*May Contain Spoilers*
Justine Prado, Jenn St--Onge, Carey Pietsch (and others) all play their part in creating the comic book/graphic novel that is Finding Molly. This graphic novel is all about Molly discovering herself as an artist, balancing on the cusp of adulthood, while trying to create her own path to her dreams. The book is published by EMET Comics, a company that focuses on women's empowerment and adding diversity to a generally male guided genre.
Molly is a young woman who has just graduated art school. She dreams of moving to downtown LA to live with her friends, who are also artists. The only problem is she isn't making any money as a recent graduate, something I think a lot of young adults can relate to. Molly is an intelligent girl who struggles to find inspiration for her art work among the stress of wanting to move out and find a paying job so she can support herself. She's consistently nagged by her father to find a job and a husband. Though her father knows she's talented, he doesn't want Molly wasting any time. This adds an interesting father-daughter dynamic as he sets her up on dates with unsavory young men.
Though Molly isn't a big fan of cats (at the beginning), cat-sitting kind of falls into her lap as a way to make money. A drawing of her own family's pet is seen online and she's immediately contacted by a fellow cat owner to commission a drawing. This opens the door for Molly's cat-sitting business venture. I think this will translate to many readers as young adults, even those fresh out of college, sometimes have to work jobs that are not aligned with their degree. I know I had to and still am as I work on my Master's. This creates a pretty strong foundation on which a deep character connection with Molly can be established. As Molly works to pursue her artistic dreams, readers see the chaos that cat-sitting can bring. We all know that cats each have their own distinct personalities (I sometimes refer to my cat as a demon) and the situations that Molly finds herself in because of her cat-sitting add a great deal of humor to the graphic novel.
There are also two other dynamic relationships that work to bring readers closer to Molly. Sarahh, Molly's best friend, is also an artist who has a successful job and an on-and-off boyfriend. From Molly's perspective, Sarahh kind of has it all, which gives off a sort of jealous vibe. Sarahh is also very blunt with Molly, challenging her and pushing her to follow her dreams. The second dynamic relationship is that between Molly and Mateo. Mateo is a well known LA artist who has a strong place in Molly's group of friends. It's also very obvious that Mateo has a crush on Molly, though she doesn't seem to actually realize it. This adds a little intrigue to the story as well as another layer of depth to Molly's life.
My favorite thing about this graphic novel was Molly's web comic that is featured every few pages. In the web comic, Molly creates a humorous scene out of her cat-sitting adventures as well as her interactions with friends and parents. The way that Molly interprets her own life and creates funny work out of stressful situations lets readers see into her psyche. It demonstrates her positive outlook on life even though she's struggling to find her way as an adult and as an artist.
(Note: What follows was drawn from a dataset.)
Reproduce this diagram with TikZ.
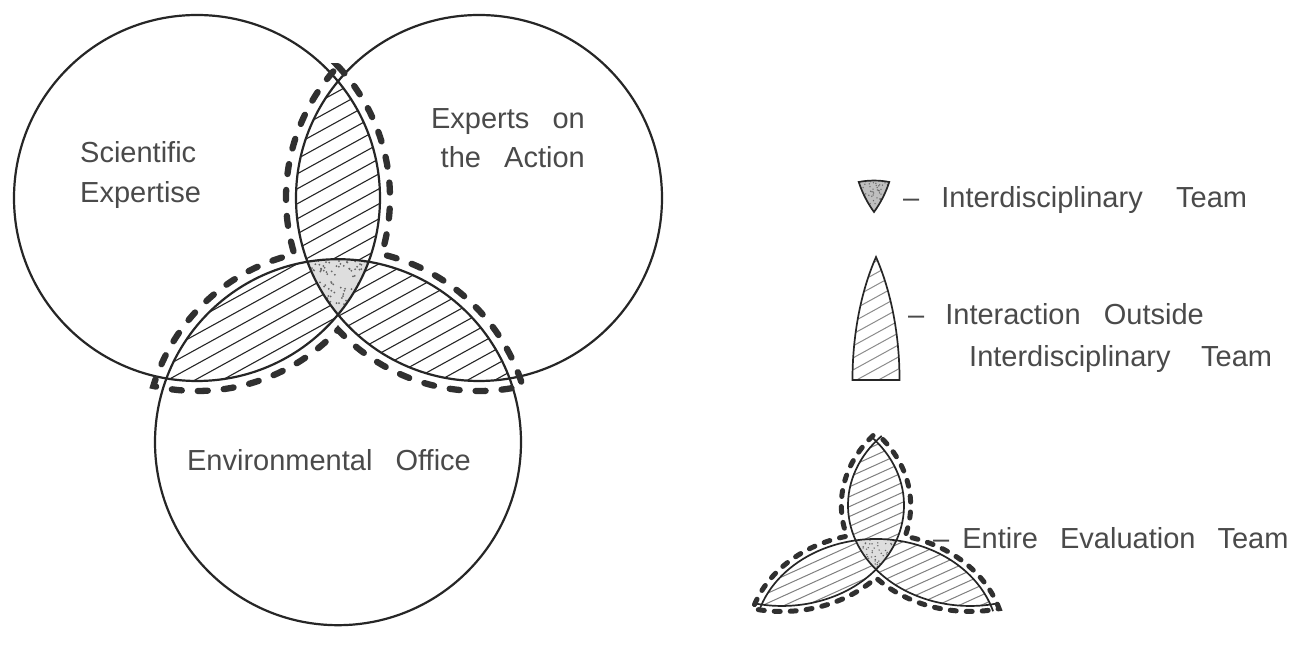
\documentclass[tikz,border=0pt]{standalone}
\usepackage{fontspec}
\setmainfont{Liberation Sans}
\definecolor{ink}{HTML}{262626}
\definecolor{txt}{HTML}{4A4A4A}
\definecolor{dashcol}{HTML}{303030}
\newcommand\ws{\hspace{0.8em}}
\newcommand\hatchlines[3]{\foreach \i in {0,...,#3}{\draw[hatchline] (-260,{-600+\i*#1}) -- (260,{-600+\i*#1+520*#2});}}
\newcommand\dashpath{(0,\Ty) arc[start angle=\aA,end angle=\aB,radius=\rd] arc[start angle=\aC,end angle=\aD,radius=\rd] arc[start angle=\aE,end angle=\aF,radius=\rd] arc[start angle=\aG,end angle=\aH,radius=\rd] arc[start angle=\aI,end angle=\aJ,radius=\rd] arc[start angle=\aK,end angle=\aL,radius=\rd] -- cycle}
\newcommand\triplepath{(\tx,\ty) arc[start angle=\tA,end angle=\tB,radius=183] arc[start angle=\tC,end angle=\tD,radius=183] arc[start angle=\tE,end angle=\tF,radius=183] -- cycle}
\begin{document}
\begin{tikzpicture}[x=1pt,y=1pt,
  circ/.style={draw=ink,line width=2.2pt},
  lensline/.style={draw=ink,line width=1.7pt},
  dashmain/.style={draw=dashcol,line width=6.3pt,line cap=round,dash pattern=on 10pt off 16pt,dash phase=19pt},
  dashleg/.style={draw=dashcol,line width=5pt,line cap=round,dash pattern=on 6pt off 10pt,dash phase=12pt},
  stipfill/.style={fill=black!13},
  stipdot/.style={fill=black!60},
  lbl/.style={inner sep=0pt,text=txt,font=\fontsize{29}{34}\selectfont}]
\useasboundingbox (0,0) rectangle (1298,647);
\fill[white] (0,0) rectangle (1298,647);
\def\rd{193}
\pgfmathsetmacro\az{acos(141/183)}
\pgfmathsetmacro\ap{acos(141/\rd)}
\pgfmathsetmacro\Ty{81.4+\rd*sin(\ap)}
\pgfmathsetmacro\aA{180-\ap}\pgfmathsetmacro\aB{240-\ap}
\pgfmathsetmacro\aC{60+\ap}\pgfmathsetmacro\aD{120+\ap}
\pgfmathsetmacro\aE{-60-\ap}\pgfmathsetmacro\aF{-\ap}
\pgfmathsetmacro\aG{180+\ap}\pgfmathsetmacro\aH{240+\ap}
\pgfmathsetmacro\aI{60-\ap}\pgfmathsetmacro\aJ{120-\ap}
\pgfmathsetmacro\aK{\ap-60}\pgfmathsetmacro\aL{\ap}
\pgfmathsetmacro\tA{60+\az}\pgfmathsetmacro\tB{120-\az}
\pgfmathsetmacro\tC{\az-60}\pgfmathsetmacro\tD{-\az}
\pgfmathsetmacro\tE{180+\az}\pgfmathsetmacro\tF{240-\az}
\pgfmathsetmacro\tx{183*cos(\tA)}\pgfmathsetmacro\ty{-162.8+183*sin(\tA)}
\pgfmathsetmacro\sL{\az+4}\pgfmathsetmacro\eL{-64-\az}
\pgfmathsetmacro\sR{176-\az}\pgfmathsetmacro\eR{244+\az}
\pgfmathsetmacro\sB{124+\az}\pgfmathsetmacro\eB{56-\az}
% ---------- main diagram ----------
\begin{scope}[shift={(338,367.6)}]
  \coordinate (mL) at (-141,81.4);
  \coordinate (mR) at (141,81.4);
  \coordinate (mB) at (0,-162.8);
  \begin{scope}[hatchline/.style={draw=ink,line width=1.1pt}]
    \begin{scope}\clip (-141,81.4) circle (183); \clip (141,81.4) circle (183); \hatchlines{15}{0.55}{70}\end{scope}
    \begin{scope}\clip (-141,81.4) circle (183); \clip (0,-162.8) circle (183); \hatchlines{15}{0.55}{70}\end{scope}
    \begin{scope}\clip (141,81.4) circle (183); \clip (0,-162.8) circle (183); \hatchlines{15}{0.55}{70}\end{scope}
  \end{scope}
  \begin{scope}
    \clip \triplepath;
    \fill[white] (-50,-50) rectangle (50,50);
    \fill[stipfill] (-50,-50) rectangle (50,50);
    \pgfmathsetseed{12}
    \foreach \i in {1,...,130}{\fill[stipdot] ({-32+64*rnd},{-37+56*rnd}) circle (1.0);}
  \end{scope}
  \draw[circ] (mL) circle (183);
  \draw[circ] (mR) circle (183);
  \draw[circ] (mB) circle (183);
  \draw[dashmain] \dashpath;
\end{scope}
\node[lbl,anchor=base west] (sci1) at (80,484.6) {Scientific};
\node[lbl,anchor=base west] (sci2) at (80,444.6) {Expertise};
\node[lbl,anchor=base east] (exp1) at (585,518.6) {Experts\ws on};
\node[lbl,anchor=base east] (exp2) at (585,479.6) {the\ws Action};
\node[lbl,anchor=base] (env) at (329,176.6) {Environmental\ws Office};
% ---------- legend icon 1: interdisciplinary team ----------
\begin{scope}[shift={(874,455)},xscale=0.5,yscale=0.567]
  \coordinate (i1) at (0,0);
  \begin{scope}
    \clip \triplepath;
    \fill[white] (-50,-50) rectangle (50,50);
    \fill[fill=black!25] (-50,-50) rectangle (50,50);
    \pgfmathsetseed{5}
    \foreach \i in {1,...,70}{\fill[stipdot] ({-32+64*rnd},{-37+56*rnd}) circle (1.4);}
  \end{scope}
  \draw[lensline] \triplepath;
\end{scope}
\node[lbl,anchor=base west] (leg1) at (903,439.6) {–\hspace{22pt}Interdisciplinary\hspace{1.15em}Team};
% ---------- legend icon 2: interaction outside ----------
\begin{scope}[shift={(876,181.2)},xscale=0.56,yscale=1.054]
  \coordinate (i2) at (0,140);
  \begin{scope}[hatchline/.style={draw=black!45,line width=1pt}]
    \clip (-42,81.4) arc[start angle=180,end angle={180-\az},radius=183] arc[start angle=\az,end angle=0,radius=183] -- cycle;
    \hatchlines{11.4}{0.292}{90}
  \end{scope}
  \draw[lensline] (-42,81.4) arc[start angle=180,end angle={180-\az},radius=183] arc[start angle=\az,end angle=0,radius=183] -- cycle;
\end{scope}
\node[lbl,anchor=base west] (leg2a) at (908,322.6) {–\hspace{21pt}Interaction\ws Outside};
\node[lbl,anchor=base west] (leg2b) at (969,280.6) {Interdisciplinary\hspace{1.05em}Team};
% ---------- legend icon 3: entire evaluation team ----------
\begin{scope}[shift={(876,96.9)},xscale=0.667,yscale=0.55]
  \coordinate (gL) at (-141,81.4);
  \coordinate (gR) at (141,81.4);
  \coordinate (gB) at (0,-162.8);
  \begin{scope}[hatchline/.style={draw=black!50,line width=1pt}]
    \begin{scope}\clip (-141,81.4) circle (183); \clip (141,81.4) circle (183); \hatchlines{18}{0.55}{60}\end{scope}
    \begin{scope}\clip (-141,81.4) circle (183); \clip (0,-162.8) circle (183); \hatchlines{18}{0.55}{60}\end{scope}
    \begin{scope}\clip (141,81.4) circle (183); \clip (0,-162.8) circle (183); \hatchlines{18}{0.55}{60}\end{scope}
  \end{scope}
  \begin{scope}
    \clip \triplepath;
    \fill[white] (-50,-50) rectangle (50,50);
    \fill[stipfill] (-50,-50) rectangle (50,50);
    \pgfmathsetseed{9}
    \foreach \i in {1,...,80}{\fill[stipdot] ({-32+64*rnd},{-37+56*rnd}) circle (1.3);}
  \end{scope}
  \draw[lensline] ({-141+183*cos(\sL)},{81.4+183*sin(\sL)}) arc[start angle=\sL,end angle=\eL,radius=183];
  \draw[lensline] ({141+183*cos(\sR)},{81.4+183*sin(\sR)}) arc[start angle=\sR,end angle=\eR,radius=183];
  \draw[lensline] ({183*cos(\sB)},{-162.8+183*sin(\sB)}) arc[start angle=\sB,end angle=\eB,radius=183];
  \draw[dashleg] \dashpath;
\end{scope}
\node[lbl,anchor=base west] (leg3) at (933,98.6) {–\hspace{13pt}Entire\hspace{0.76em}Evaluation\hspace{0.76em}Team};
\end{tikzpicture}
\end{document}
Speaking of art work, the style that Finding Molly has is refreshing and bold. Each character has their own specific traits that the work seems to focus on, allowing readers to see the personalities of the characters through their artistic representations. There are also some allusions within the book which speak to certain readers. I personally loved the reference to the Beat movement, because I recognize my own obsession with that culture and am not ashamed.
Finding Molly definitely works to showcase young women and empower them through opportunity and drive. The fact that it does this with humor and creativity will help the book resonate with female readers. For readers who enjoy female focused stories of achievement, art and creativity, and of course cats, I would definitely recommend Finding Molly.